§ **PROBLEM DETAILS**
Scan the entries below and extract each line with the word "code" in it.

======== DATA RECORDS

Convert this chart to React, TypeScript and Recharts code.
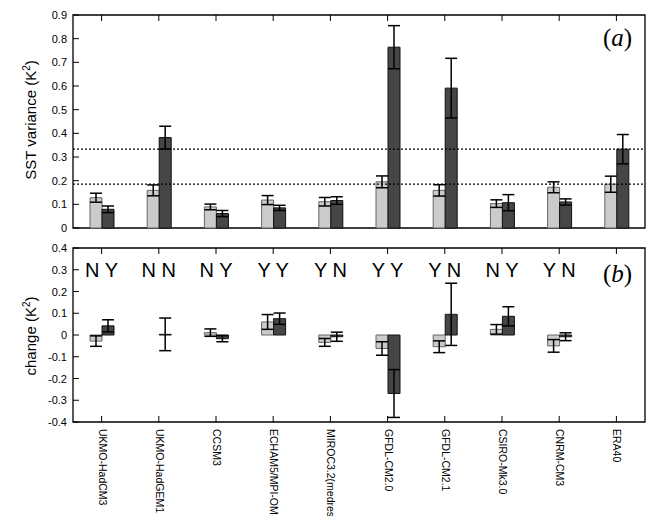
import React from "react";
import {
  Bar,
  BarChart,
  ErrorBar,
  ReferenceArea,
  ReferenceLine,
  XAxis,
  YAxis,
} from "recharts";

const MODELS = [
  "UKMO-HadCM3",
  "UKMO-HadGEM1",
  "CCSM3",
  "ECHAM5/MPI-OM",
  "MIROC3.2(medres)",
  "GFDL-CM2.0",
  "GFDL-CM2.1",
  "CSIRO-Mk3.0",
  "CNRM-CM3",
  "ERA40",
];

// panel (a): SST variance
const VAR_LIGHT = [0.128, 0.159, 0.089, 0.118, 0.111, 0.195, 0.159, 0.103, 0.172, 0.185];
const VAR_LIGHT_ERR = [0.019, 0.023, 0.012, 0.019, 0.018, 0.025, 0.024, 0.016, 0.023, 0.034];
const VAR_DARK = [0.079, 0.382, 0.061, 0.085, 0.116, 0.764, 0.591, 0.107, 0.11, 0.333];
const VAR_DARK_ERR = [0.014, 0.048, 0.013, 0.011, 0.016, 0.091, 0.126, 0.034, 0.013, 0.062];
const REF_LEVELS = [0.333, 0.185];

// panel (b): change
const CHG_LIGHT = [-0.028, 0.0, 0.011, 0.06, -0.034, -0.062, -0.054, 0.026, -0.05, null];
const CHG_LIGHT_ERR = [0.024, 0.032, 0.017, 0.034, 0.018, 0.031, 0.027, 0.022, 0.029, null];
const CHG_DARK = [0.042, 0.003, -0.017, 0.075, -0.008, -0.269, 0.095, 0.086, -0.008, null];
const CHG_DARK_ERR = [0.028, 0.075, 0.014, 0.026, 0.021, 0.11, 0.143, 0.044, 0.018, null];
const SIGNIF = ["N Y", "N N", "N Y", "Y Y", "Y N", "Y Y", "Y N", "N Y", "Y N", ""];

const TICKS_A = [0, 0.1, 0.2, 0.3, 0.4, 0.5, 0.6, 0.7, 0.8, 0.9];
const TICKS_B = [-0.4, -0.3, -0.2, -0.1, 0, 0.1, 0.2, 0.3, 0.4];

const dataA = MODELS.map((m, i) => ({
  model: m,
  light: VAR_LIGHT[i],
  lightErr: VAR_LIGHT_ERR[i],
  dark: VAR_DARK[i],
  darkErr: VAR_DARK_ERR[i],
}));

const dataB = MODELS.map((m, i) => ({
  model: m,
  light: CHG_LIGHT[i],
  lightErr: CHG_LIGHT_ERR[i],
  dark: CHG_DARK[i],
  darkErr: CHG_DARK_ERR[i],
}));

const SANS = "'Liberation Sans', Arial, sans-serif";
const SERIF = "'Liberation Serif', 'DejaVu Serif', serif";
const LIGHT = "#cbcbcb";
const DARK = "#464646";
const TICK = 6;

const fmt = (v: number) => String(Math.round(v * 10) / 10);

// text sits tickMargin (6) left of the axis; tick line goes inward
const LeftTick = (props: any) => {
  const { x, y, payload } = props;
  return (
    <g>
      <line x1={x + 6} x2={x + 6 + TICK} y1={y} y2={y} stroke="#000" />
      <text x={x} y={y} textAnchor="end" dominantBaseline="central" fontSize={11} fontFamily={SANS} fill="#000">
        {fmt(payload.value)}
      </text>
    </g>
  );
};

const RightTick = (props: any) => {
  const { x, y } = props;
  return <line x1={x} x2={x - TICK} y1={y} y2={y} stroke="#000" />;
};

const TopTick = (props: any) => {
  const { x, y } = props;
  return <line x1={x} x2={x} y1={y} y2={y + TICK} stroke="#000" />;
};

const TopTickLetters = (props: any) => {
  const { x, y, index } = props;
  return (
    <g>
      <line x1={x} x2={x} y1={y} y2={y + TICK} stroke="#000" />
      <text x={x} y={y + 29} textAnchor="middle" fontSize={20} fontFamily={SANS} fill="#000">
        {SIGNIF[index]}
      </text>
    </g>
  );
};

const BottomTickLabel = (props: any) => {
  const { x, y, payload } = props;
  return (
    <g>
      <line x1={x} x2={x} y1={y} y2={y - TICK} stroke="#000" />
      <text
        x={0}
        y={0}
        transform={`translate(${x + 1}, ${y + 7}) rotate(90)`}
        textAnchor="start"
        dominantBaseline="central"
        fontSize={10.5}
        fontFamily={SANS}
        fill="#000"
      >
        {payload.value}
      </text>
    </g>
  );
};

const absText = (style: React.CSSProperties, children: React.ReactNode) => (
  <div style={{ position: "absolute", whiteSpace: "nowrap", lineHeight: 1, ...style }}>{children}</div>
);

export default function App() {
  return (
    <div
      style={{
        position: "absolute",
        left: 0,
        top: 0,
        width: 650,
        height: 516,
        background: "#fff",
        overflow: "hidden",
      }}
    >
      <div style={{ position: "absolute", left: 0, top: 0 }}>
        <BarChart
          width={650}
          height={236}
          data={dataA}
          margin={{ top: 14, right: 4, bottom: 7, left: 0 }}
          barSize={12}
          barGap={0}
        >
          <XAxis xAxisId="b" dataKey="model" height={1} tick={false} tickLine={false} axisLine={false} />
          <XAxis
            xAxisId="t"
            dataKey="model"
            orientation="top"
            height={1}
            interval={0}
            tickSize={0}
            tickMargin={0}
            tickLine={false}
            axisLine={false}
            tick={<TopTick />}
          />
          <YAxis
            yAxisId="l"
            width={73}
            domain={[0, 0.9]}
            ticks={TICKS_A}
            interval={0}
            tickSize={0}
            tickMargin={6}
            tickLine={false}
            axisLine={false}
            tick={<LeftTick />}
          />
          <YAxis
            yAxisId="r"
            orientation="right"
            width={1}
            domain={[0, 0.9]}
            ticks={TICKS_A}
            interval={0}
            tickSize={0}
            tickMargin={0}
            tickLine={false}
            axisLine={false}
            tick={<RightTick />}
          />
          {REF_LEVELS.map((v) => (
            <ReferenceLine key={v} xAxisId="b" yAxisId="l" y={v} stroke="#000" strokeDasharray="2 2" strokeWidth={1.2} />
          ))}
          <Bar xAxisId="b" yAxisId="l" dataKey="light" fill={LIGHT} stroke="#666" isAnimationActive={false}>
            <ErrorBar dataKey="lightErr" width={6} stroke="#000" strokeWidth={1.5} />
          </Bar>
          <Bar xAxisId="b" yAxisId="l" dataKey="dark" fill={DARK} stroke="#111" isAnimationActive={false}>
            <ErrorBar dataKey="darkErr" width={6} stroke="#000" strokeWidth={1.5} />
          </Bar>
          <ReferenceArea
            xAxisId="b"
            yAxisId="l"
            y1={0}
            y2={0.9}
            fill="none"
            fillOpacity={0}
            stroke="#000"
            strokeWidth={1.3}
            ifOverflow="visible"
          />
        </BarChart>
      </div>

      <div style={{ position: "absolute", left: 0, top: 236 }}>
        <BarChart
          width={650}
          height={280}
          data={dataB}
          margin={{ top: 11, right: 4, bottom: 0, left: 0 }}
          barSize={12}
          barGap={0}
        >
          <XAxis
            xAxisId="b"
            dataKey="model"
            height={94}
            interval={0}
            tickSize={0}
            tickMargin={0}
            tickLine={false}
            axisLine={false}
            tick={<BottomTickLabel />}
          />
          <XAxis
            xAxisId="t"
            dataKey="model"
            orientation="top"
            height={1}
            interval={0}
            tickSize={0}
            tickMargin={0}
            tickLine={false}
            axisLine={false}
            tick={<TopTickLetters />}
          />
          <YAxis
            yAxisId="l"
            width={73}
            domain={[-0.4, 0.4]}
            ticks={TICKS_B}
            interval={0}
            tickSize={0}
            tickMargin={6}
            tickLine={false}
            axisLine={false}
            tick={<LeftTick />}
          />
          <YAxis
            yAxisId="r"
            orientation="right"
            width={1}
            domain={[-0.4, 0.4]}
            ticks={TICKS_B}
            interval={0}
            tickSize={0}
            tickMargin={0}
            tickLine={false}
            axisLine={false}
            tick={<RightTick />}
          />
          <Bar xAxisId="b" yAxisId="l" dataKey="light" fill={LIGHT} stroke="#666" isAnimationActive={false}>
            <ErrorBar dataKey="lightErr" width={6} stroke="#000" strokeWidth={1.5} />
          </Bar>
          <Bar xAxisId="b" yAxisId="l" dataKey="dark" fill={DARK} stroke="#111" isAnimationActive={false}>
            <ErrorBar dataKey="darkErr" width={6} stroke="#000" strokeWidth={1.5} />
          </Bar>
          <ReferenceArea
            xAxisId="b"
            yAxisId="l"
            y1={-0.4}
            y2={0.4}
            fill="none"
            fillOpacity={0}
            stroke="#000"
            strokeWidth={1.3}
            ifOverflow="visible"
          />
        </BarChart>
      </div>

      {absText(
        {
          left: 30,
          top: 120,
          transform: "translate(-50%, -50%) rotate(-90deg)",
          fontSize: 15,
          fontFamily: SANS,
        },
        <span>
          SST variance (K<sup style={{ fontSize: 10 }}>2</sup>)
        </span>
      )}
      {absText(
        {
          left: 30,
          top: 336,
          transform: "translate(-50%, -50%) rotate(-90deg)",
          fontSize: 15,
          fontFamily: SANS,
        },
        <span>
          change (K<sup style={{ fontSize: 10 }}>2</sup>)
        </span>
      )}
      {absText(
        { left: 603, top: 25, fontSize: 25, fontFamily: SERIF },
        <span>
          (<i>a</i>)
        </span>
      )}
      {absText(
        { left: 603, top: 261, fontSize: 25, fontFamily: SERIF },
        <span>
          (<i>b</i>)
        </span>
      )}
    </div>
  );
}
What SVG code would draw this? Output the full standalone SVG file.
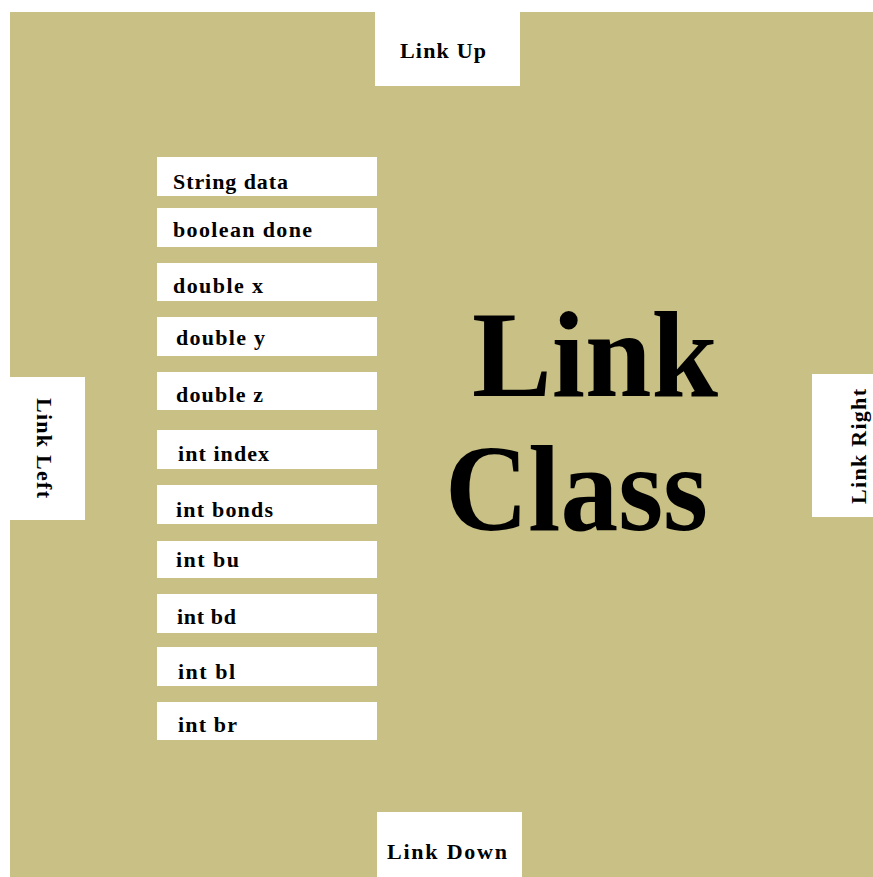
<svg xmlns="http://www.w3.org/2000/svg" width="873" height="877" viewBox="0 0 873 877">
<style>
.bg{fill:#C9C085}
.box{fill:#FFFFFF}
.t{font-family:"Liberation Serif","Times New Roman",serif;font-weight:bold;fill:#000000}
.f{font-size:22px}
.l{font-size:22px}
.big{font-size:122px}
</style>
<rect width="873" height="877" fill="#FFFFFF"/>
<rect class="bg" x="10" y="12" width="863" height="865"/>
<g id="title">
<text class="t big" x="472" y="396" textLength="246" lengthAdjust="spacingAndGlyphs">Link</text>
<text class="t big" x="445" y="530" textLength="263" lengthAdjust="spacingAndGlyphs">Class</text>
</g>
<g id="link-up">
<rect class="box" x="375" y="12" width="145" height="74"/>
<text class="t l" x="400" y="58" textLength="86" lengthAdjust="spacing">Link Up</text>
</g>
<g id="link-down">
<rect class="box" x="377" y="812" width="145" height="65"/>
<text class="t l" x="387" y="859" textLength="120" lengthAdjust="spacing">Link Down</text>
</g>
<g id="link-left">
<rect class="box" x="10" y="377" width="75" height="143"/>
<text class="t l" transform="translate(37,448) rotate(90)" x="-50" y="0" textLength="100" lengthAdjust="spacing">Link Left</text>
</g>
<g id="link-right">
<rect class="box" x="812" y="374" width="61" height="143"/>
<text class="t l" transform="translate(866,447) rotate(-90)" x="-57" y="0" textLength="115" lengthAdjust="spacing">Link Right</text>
</g>
<g id="field-string-data">
<rect class="box" x="157" y="157" width="220" height="39"/>
<text class="t f" x="173" y="189" textLength="115" lengthAdjust="spacing">String data</text>
</g>
<g id="field-boolean-done">
<rect class="box" x="157" y="208" width="220" height="39"/>
<text class="t f" x="173" y="237" textLength="139" lengthAdjust="spacing">boolean done</text>
</g>
<g id="field-double-x">
<rect class="box" x="157" y="263" width="220" height="38"/>
<text class="t f" x="173" y="293" textLength="90" lengthAdjust="spacing">double x</text>
</g>
<g id="field-double-y">
<rect class="box" x="157" y="317" width="220" height="39"/>
<text class="t f" x="176" y="345" textLength="89" lengthAdjust="spacing">double y</text>
</g>
<g id="field-double-z">
<rect class="box" x="157" y="372" width="220" height="38"/>
<text class="t f" x="176" y="402" textLength="87" lengthAdjust="spacing">double z</text>
</g>
<g id="field-int-index">
<rect class="box" x="157" y="430" width="220" height="39"/>
<text class="t f" x="178" y="461" textLength="91" lengthAdjust="spacing">int index</text>
</g>
<g id="field-int-bonds">
<rect class="box" x="157" y="485" width="220" height="39"/>
<text class="t f" x="176" y="517" textLength="97" lengthAdjust="spacing">int bonds</text>
</g>
<g id="field-int-bu">
<rect class="box" x="157" y="541" width="220" height="37"/>
<text class="t f" x="176" y="567" textLength="63" lengthAdjust="spacing">int bu</text>
</g>
<g id="field-int-bd">
<rect class="box" x="157" y="594" width="220" height="39"/>
<text class="t f" x="177" y="624" textLength="59" lengthAdjust="spacing">int bd</text>
</g>
<g id="field-int-bl">
<rect class="box" x="157" y="647" width="220" height="39"/>
<text class="t f" x="178" y="679" textLength="57" lengthAdjust="spacing">int bl</text>
</g>
<g id="field-int-br">
<rect class="box" x="157" y="702" width="220" height="38"/>
<text class="t f" x="178" y="732" textLength="59" lengthAdjust="spacing">int br</text>
</g>
<g id="connectors"></g>
</svg>
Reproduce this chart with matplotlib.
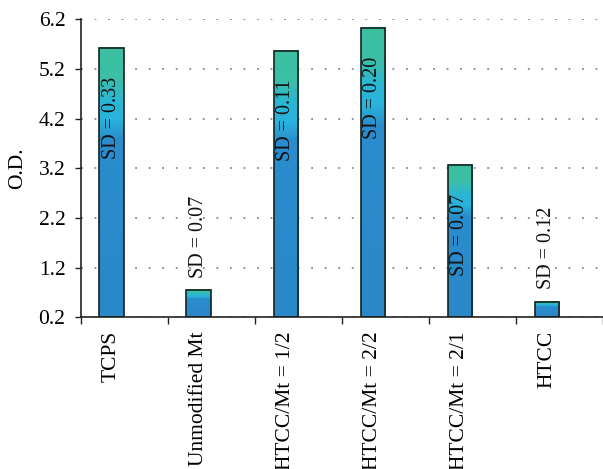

================

§ **TASK SOLUTION**
Convert this chart to React, TypeScript and Recharts code.
What SVG code would draw this? Output the full standalone SVG file.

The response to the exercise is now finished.